Nuevo fracaso, sonoro por decirlo suavemente, de Televisión Española en el Festival de Eurovisión. El experimento Manel Navarro, el chico surfero que cantaba el estribillo en inglés para ganar audiencias globales, hizo el ridículo con un gallo que ya forma parte de la antología del disparate. Y lo peor es que no solamente se puso en ridículo a sí mismo, sino a quienes apostaron por él e incluso por la marca España, a la vista del patriotismo que siempre rodea el festival.
Son ya demasiadas las ocasiones, en los últimos años, como para que los responsables de la televisión pública no hagan una reflexión en profundidad sobre las causas que han provocado efectos como Chikilicuatre, Jon Cobra y ahora este del surfero que desafina. Un accidente puede ocurrirle a cualquiera y ningún método es infalible para elegir una canción y un cantante con garantías de victoria.

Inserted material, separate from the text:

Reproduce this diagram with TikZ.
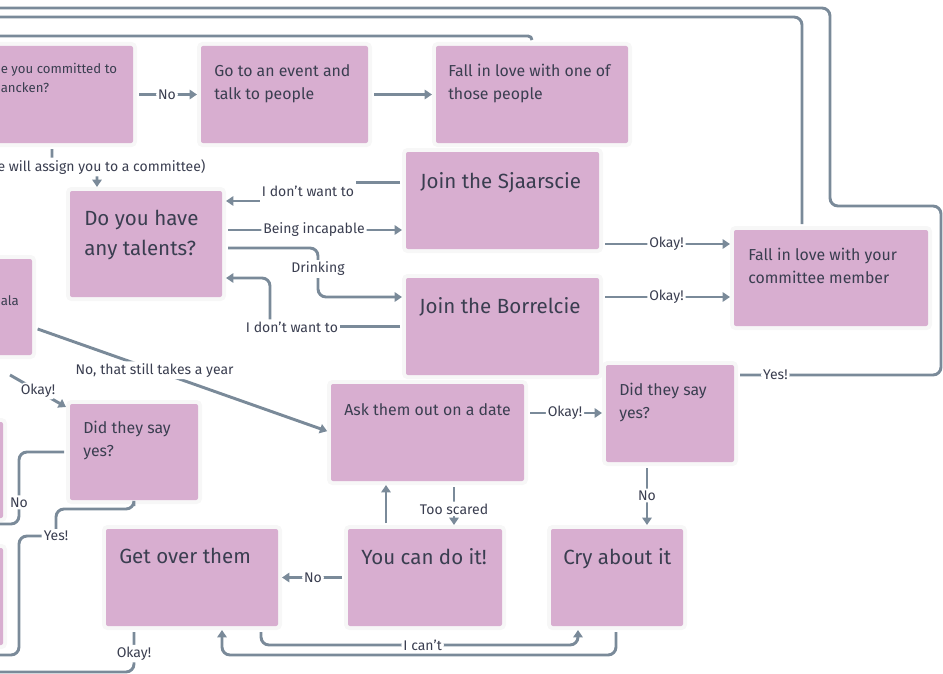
\documentclass[tikz,border=0pt]{standalone}
\usepackage{fontspec}
\setmainfont{Fira Sans}
\usepackage{tikz}
\usetikzlibrary{calc}
\usetikzlibrary{arrows.meta}

\definecolor{boxpink}{RGB}{216,174,208}
\definecolor{wire}{RGB}{122,138,153}
\definecolor{ink}{RGB}{58,62,80}

\tikzset{
  box/.style={fill=boxpink, rounded corners=1.5pt, inner sep=0pt, outer sep=0pt,
    preaction={draw=black!3, line width=6pt}},
  bigtxt/.style={anchor=base west, inner sep=0pt, text=ink, align=left,
    font=\fontsize{15.4}{22}\selectfont},
  midtxt/.style={anchor=base west, inner sep=0pt, text=ink, align=left,
    font=\fontsize{11.9}{17}\selectfont},
  smalltxt/.style={anchor=base west, inner sep=0pt, text=ink, align=left,
    font=\fontsize{9.9}{14.25}\selectfont},
  lbl/.style={fill=white, inner sep=1.5pt, text=ink,
    font=\fontsize{10.5}{12}\selectfont},
  conn/.style={draw=wire, line width=2.2pt, rounded corners=6pt},
  arrowed/.style={-{Triangle[length=5.5pt,width=7pt]}},
  frombox/.style={shorten <=4.5pt},
  tobox/.style={shorten >=3pt},
}

\begin{document}
\begin{tikzpicture}[x=0.75pt, y=-0.75pt]
    \path[use as bounding box] (0,0) rectangle (943,674);
    % Boxes.
    \foreach \n/\x/\y/\w/\h in {francken/-100/46/233/97, event/201/46/167/97,
        love1/436/46/192/97, talents/70/191/152/106, sjaar/406/152/193/97,
        borrel/406/278/193/97, committee/734/230/194/96, yesR/606/365/128/97,
        date/331/384/193/97, yesL/70/404/128/96, getover/106/529/172/97,
        youcan/348/529/154/97, cry/551/529/132/97, gala/-100/259/132/96,
        leftO/-100/422/103/96, leftP/-100/548/103/97}
      \node[box, anchor=north west, minimum width=\w*0.75pt,
        minimum height=\h*0.75pt] (\n) at (\x,\y) {};
    % Box texts (base is the last line).
    \node[smalltxt] (francken txt) at ($(francken.north west)+(100.5,47)$) {e you committed to\\ancken?};
    \node[midtxt] (event txt) at ($(event.north west)+(13,53)$) {Go to an event and\\talk to people};
    \node[midtxt] (love1 txt) at ($(love1.north west)+(12,53)$) {Fall in love with one of\\those people};
    \node[bigtxt] (talents txt) at ($(talents.north west)+(14,64)$) {Do you have\\any talents?};
    \node[bigtxt] (sjaar txt) at ($(sjaar.north west)+(14,36)$) {Join the Sjaarscie};
    \node[bigtxt] (borrel txt) at ($(borrel.north west)+(13,35)$) {Join the Borrelcie};
    \node[midtxt] (committee txt) at ($(committee.north west)+(14,53)$) {Fall in love with your\\committee member};
    \node[midtxt] (yesR txt) at ($(yesR.north west)+(13,53)$) {Did they say\\yes?};
    \node[midtxt] (date txt) at ($(date.north west)+(13,31)$) {Ask them out on a date};
    \node[midtxt] (yesL txt) at ($(yesL.north west)+(13,52)$) {Did they say\\yes?};
    \node[bigtxt] (getover txt) at ($(getover.north west)+(13,34)$) {Get over them};
    \node[bigtxt] (youcan txt) at ($(youcan.north west)+(13,35)$) {You can do it!};
    \node[bigtxt] (cry txt) at ($(cry.north west)+(12,35)$) {Cry about it};
    \node[smalltxt] (gala txt) at ($(gala.north west)+(100.5,46)$) {ala};
    % Free labels.
    \node[lbl] (dontS) at (308,191) {I don't want to};
    \node[lbl] (drink) at (318,269) {Drinking};
    \node[lbl] (dontB) at (292,327) {I don't want to};
    \node[lbl] (yesL lbl) at (56,536) {Yes!};
    % Ports.
    \coordinate (sjIn) at ($(sjaar.west)+(0,-18)$);
    \coordinate (tlIn) at ($(talents.east)+(0,-43)$);
    \coordinate (incap) at ($(talents.east)+(0,-14)$);
    \coordinate (okS) at ($(sjaar.east)+(0,43.5)$);
    \coordinate (okB) at ($(borrel.east)+(0,-29.5)$);
    \coordinate (okD) at ($(date.east)+(0,-19.5)$);
    \coordinate (loopA) at (941,206);
    \coordinate (loopB) at (830,8);
    % Top row.
    \draw[conn, arrowed, frombox, tobox] (francken) -- node[lbl] (no top) {No} (event);
    \draw[conn, arrowed, frombox, tobox] (event) -- (love1);
    \draw[conn, arrowed, frombox, tobox] ($(francken.south east)+(-81,0)$)
      |- ($(francken.south east)!.5!(talents.north west)$)
      node[lbl] (assign) {e will assign you to a committee)}
      -| ($(talents.north west)+(27,0)$);
    % Long loops.
    \draw[conn, rounded corners=3pt] ($(love1.north west)+(96,-6)$) |- (-10,36);
    \draw[conn, frombox] ($(committee.north west)+(68,0)$) |- (-10,17);
    \draw[conn, frombox] ($(yesR.east)+(0,-38.5)$)
      -| node[lbl, pos=0.1] (yes top) {Yes!} (loopA) -| (loopB) -- (-10,8);
    % Committees.
    \draw[conn, frombox] (sjIn) -- (sjIn -| dontS.east);
    \draw[conn, arrowed, tobox] (dontS.west |- tlIn) -- (tlIn);
    \draw[conn, arrowed, frombox, tobox] (incap) -- node[lbl] (incap lbl) {Being incapable} (incap -| sjaar.west);
    \draw[conn, frombox] ($(talents.east)+(0,4)$) -| (drink);
    \draw[conn, arrowed, tobox] (drink) |- ($(borrel.west)+(0,-29.5)$);
    \draw[conn, frombox] (borrel.west) -- (borrel.west -| dontB.east);
    \draw[conn, arrowed, tobox] ($(dontB.north)+(-22,0)$) |- ($(talents.east)+(0,34)$);
    \draw[conn, arrowed, frombox, tobox] (okS) -- node[lbl] (okS lbl) {Okay!} (okS -| committee.west);
    \draw[conn, arrowed, frombox, tobox] (okB) -- node[lbl] (okB lbl) {Okay!} (okB -| committee.west);
    % Date.
    \draw[conn, arrowed, frombox, tobox] ($(gala.east)+(0,20)$)
      -- node[lbl, pos=0.41] (year) {No, that still takes a year} (date.west);
    \draw[conn, arrowed] ($(gala.south east)+(-22,20)$)
      -- node[lbl] (okG lbl) {Okay!} ($(yesL.north west)+(-4,3)$);
    \draw[conn, arrowed, frombox, tobox] (okD) -- node[lbl] (okD lbl) {Okay!} (okD -| yesR.west);
    \draw[conn, arrowed, frombox, tobox] ($(yesR.south west)+(41,0)$)
      -- node[lbl] (noR lbl) {No} ($(cry.north west)+(96,0)$);
    \draw[conn, arrowed, frombox, tobox] ($(date.south west)+(123,0)$)
      -- node[lbl, pos=0.58] (scared) {Too scared} ($(youcan.north west)+(106,0)$);
    \draw[conn, arrowed, frombox, tobox] ($(youcan.north west)+(38,0)$) -- ($(date.south west)+(55,0)$);
    \draw[conn, arrowed, frombox, tobox] (youcan) -- node[lbl] (noY lbl) {No} (getover);
    % Bottom.
    \draw[conn, arrowed, frombox, tobox] ($(getover.south east)+(-17,0)$) -- ++(0,19)
      -| node[lbl, pos=0.255] (cant) {I can't} ($(cry.south west)+(27,0)$);
    \draw[conn, arrowed, frombox, tobox] ($(cry.south west)+(65,0)$) -- ++(0,29)
      -| ($(getover.south west)+(116,0)$);
    \draw[conn, frombox] ($(getover.south west)+(28,0)$) |- node[lbl, pos=0.3] (okK lbl) {Okay!} (-10,672);
    % Left side.
    \draw[conn, frombox] (yesL.west) -| node[lbl, pos=0.85] (noL lbl) {No} ($(yesL.west)+(-51,72)$) -- ++(-30,0);
    \draw[conn, frombox] ($(yesL.south west)+(64,0)$) -- ++(0,9) -| (yesL lbl);
    \draw[conn] (yesL lbl) -| ($(yesL lbl)+(-37,119)$) -- ++(-30,0);
\end{tikzpicture}
\end{document}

Recordemos, por ejemplo, que Betty Missiego no fue elegida por usuarios de Twitter sencillamente porque en 1979 no existía Internet. Es decir, que la incompetencia no es patrimonio de los usuarios de las redes sociales, pero fiar la elección del representante español a la decisión de los espectadores puede dar origen a situaciones como las que llevamos viviendo todos estos años.
Creer que la decisión es más democrática porque ha sido adoptada por cientos de miles de personas por Internet es una superchería, una ficción que impregna diversos aspectos de nuestra vida y que hace pensar a gente seria en la posibilidad de tomar decisiones políticas consultando a la gente en Internet.